A ascensão vertiginosa da inteligência artificial generativa trouxe consigo desafios jurídicos sem precedentes para o ordenamento brasileiro. A capacidade de criar vídeos, áudios e imagens hiper-realistas, conhecidos como deepfakes, colocou em xeque os tradicionais mecanismos de proteção aos direitos da personalidade.
Não se trata apenas de uma evolução tecnológica, mas de uma ruptura na forma como a verdade e a identidade são percebidas no ambiente digital. Para o profissional do Direito, compreender as nuances da responsabilidade civil e penal envolvendo o uso indevido de imagem e voz por IAs é imperativo e vai muito além do básico.

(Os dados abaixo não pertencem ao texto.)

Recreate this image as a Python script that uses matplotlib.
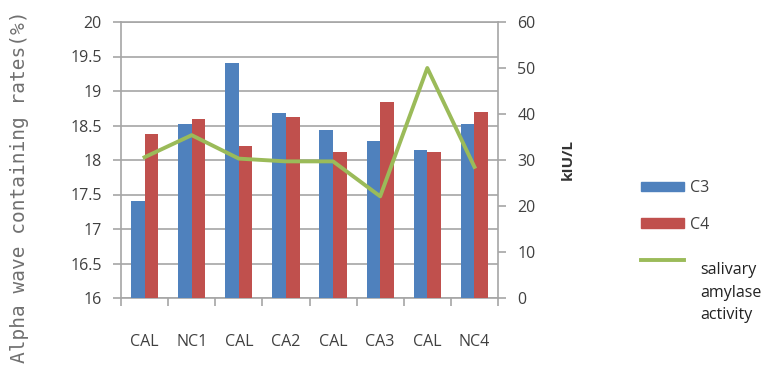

O cenário atual exige uma análise que ultrapasse o senso comum e adentre a dogmática jurídica de alto nível. Estamos diante de colisões de direitos fundamentais que demandam uma ponderação sofisticada. De um lado, a liberdade de expressão, a sátira e a inovação tecnológica. Do outro, a inviolabilidade da imagem, da honra e a integridade do processo democrático.
Direitos da Personalidade: Entre a Proteção e a Sátira
O Código Civil Brasileiro, em seu artigo 11, estabelece que os direitos da personalidade são intransmissíveis e irrenunciáveis. A imagem e a voz, como emanações da personalidade humana, gozam de proteção autônoma e status constitucional.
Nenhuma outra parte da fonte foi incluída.